From the view of historical importance Gai Jatra is mainly celebrated in Kathmandu. The procession of cow that goes around Kathmandu valley demonstrating their deceased family member from the past year. King Pratap Malla asked to bring the cow procession before the sad queen. Then people tried their best with different costumes and humorous acts. The dance and procession finally gave queen smile on her face. The smile at the moment was temporary but the procession gave queen a big relief. She knew that there are several deaths in the city during the period and she is not alone. Death is the natural phenomenon and no one has control on it. According to the traditions since times immemorial, every family who has lost someone during the past year must participate in a procession through the streets of Kathmandu leading a cow. But as Nepal is entering the developing era and most of Kathmandu Valley’s population have modified the form of domestic animal, cows have been replaced by dogs and cats, now young boys dress up as cows, and parade through the streets, thereby helping the deceased to find their niche in the afterlife.

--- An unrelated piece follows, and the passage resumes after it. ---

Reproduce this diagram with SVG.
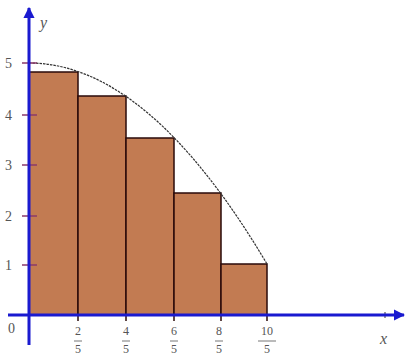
<svg xmlns="http://www.w3.org/2000/svg" width="406" height="358" viewBox="0 0 406 358">
<style>
.bar{fill:#c27b52;stroke:#2a0a0a;stroke-width:1.5}
.axis{stroke:#1a1ad0;stroke-width:3;fill:none}
.tick{stroke:#2a0a0a;stroke-width:1.5}
.ytick{stroke:#8a3a6a;stroke-width:1.5}
.lbl{font-family:"Liberation Serif",serif;font-size:14px;fill:#555}
.fr{font-family:"Liberation Serif",serif;font-size:12px;fill:#555;text-anchor:middle}
.fb{stroke:#777;stroke-width:1}
.var{font-family:"Liberation Serif",serif;font-style:italic;font-size:16px;fill:#555}
.curve{fill:none;stroke:#333;stroke-width:1.2;stroke-dasharray:2.5 1}
</style>
<defs>
<marker id="arr" viewBox="0 0 10 10" refX="9" refY="5" markerWidth="3.8" markerHeight="3.8" orient="auto" markerUnits="strokeWidth">
<path d="M0,0 L10,5 L0,10 z" fill="#1a1ad0"/>
</marker>
</defs>
<g id="bars">
<rect id="r1" class="bar" x="29" y="72" width="49" height="243"/>
<rect id="r2" class="bar" x="78" y="96" width="48" height="219"/>
<rect id="r3" class="bar" x="126" y="138" width="48" height="177"/>
<rect id="r4" class="bar" x="174" y="193" width="47" height="122"/>
<rect id="r5" class="bar" x="221" y="264" width="46" height="51"/>
</g>
<g id="curve">
<path class="curve" d="M29,63 Q148,63 267,264"/>
</g>
<g id="connectors">
<line class="tick" x1="78" y1="315" x2="78" y2="321"/>
<line class="tick" x1="126" y1="315" x2="126" y2="321"/>
<line class="tick" x1="174" y1="315" x2="174" y2="321"/>
<line class="tick" x1="221" y1="315" x2="221" y2="321"/>
<line class="tick" x1="267" y1="315" x2="267" y2="321"/>
<line class="ytick" x1="22" y1="63" x2="37" y2="63"/>
<line class="ytick" x1="22" y1="115" x2="37" y2="115"/>
<line class="ytick" x1="22" y1="165" x2="37" y2="165"/>
<line class="ytick" x1="22" y1="216" x2="37" y2="216"/>
<line class="ytick" x1="22" y1="265" x2="37" y2="265"/>
<line x1="385" y1="312" x2="385" y2="318" style="stroke:#333;stroke-width:1"/>
<line class="axis" x1="8" y1="315" x2="404" y2="315" marker-end="url(#arr)"/>
<line class="axis" x1="29" y1="345" x2="29" y2="8" marker-end="url(#arr)"/>
</g>
<g id="labels">
<text class="lbl" x="5" y="68">5</text>
<text class="lbl" x="5" y="120">4</text>
<text class="lbl" x="5" y="170">3</text>
<text class="lbl" x="5" y="221">2</text>
<text class="lbl" x="5" y="270">1</text>
<text class="lbl" x="8" y="333">0</text>
<text class="var" x="380" y="344">x</text>
<text class="var" x="40" y="28">y</text>
</g>
<g id="fractions">
<text class="fr" x="78" y="335">2</text><line class="fb" x1="74" y1="341" x2="82" y2="341"/><text class="fr" x="78" y="353">5</text>
<text class="fr" x="126" y="335">4</text><line class="fb" x1="122" y1="341" x2="130" y2="341"/><text class="fr" x="126" y="353">5</text>
<text class="fr" x="174" y="335">6</text><line class="fb" x1="170" y1="341" x2="178" y2="341"/><text class="fr" x="174" y="353">5</text>
<text class="fr" x="219" y="335">8</text><line class="fb" x1="215" y1="341" x2="223" y2="341"/><text class="fr" x="219" y="353">5</text>
<text class="fr" x="267" y="335">10</text><line class="fb" x1="258" y1="341" x2="276" y2="341"/><text class="fr" x="267" y="353">5</text>
</g>
</svg>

Gai Jatra is also performed in Bhaktapur. To the amusement of the people, Bhaktapur has a flavor of its own, vastly different from Kathmandu and Patan. Apart from family members roaming around as a cow to help their departed ones, the main attraction there in Bhaktapur is the traditional dance of this festival called Ghentang ghisi’. In two long lines, girls and boys face one another; striking each other’s stick in alternating slow and fast tempo of drummers, making an electrifying thud. It has been a while that girls too are allowed to participate in Ghentang ghisi’. These days one can see girls tapping feet to the rhythm and few of them beating traditional drums and clashing cymbals. The line is followed by bamboo structures covered with colorful cloth and painted pictures/clay-molds of cows symbolizing the dead. One can easily figure out whether it is for male or female. If the deceased one is male then the tall-erected bamboo is wrapped by plain white cloth, and Haku patasi (Newari traditional wear for woman) is used to cover bamboo, for woman. The line circumambulates whole Bhaktapur Durbar Square, which ends with elaborated bhoj (party)


In Kritipur, Gai Jatra is celebrated in a unique way. Families who have lost their be-loved ones participate in a procession for whole day. People wear masks and colorful clothes on the procession. Similarly, some people specially children disguise themselves as a cow and ‘Jogis’. In the same occasion the special dance that is named “Tir-Ku-Lar-Ku” in “Panga” and “Dhe-Dhe-Pa-Pa” is performed in kritipur.


Patan is also one of the cities where Gai jatra is performed and celebrated. It seems that this festival is the place to vent out all the humorous fillings inside of one’s head. Crowds gather on the temple steps and in the balconies and at the windows of the houses, passed by the procession in their well calculated route, to watch outrageously garbed citizens blatantly burlesquing Nepalese institutions, social and religious customs, the government, and sometimes the gods themselves. Somehow its more colorful and extravagant than Kathmandu. The crowd is at its highest during the celebration of this festival. The moment they parade with bands, happy very often under the influence of home-brewed libations, to clown before the waiting crowds is one of the special moments during this whole procession as it’s a way of celebrating the Gai Jatra by the people from Patan.

Hence, the present form of Gai Jatra is a happy blending of antiquity and medievalism as it enables the people to accept the reality of death and to prepare oneself for the life after death. There’s even a saying in Hinduism “whatever a man does in his life is to prepare himself for the life which lies a wait for him after death”.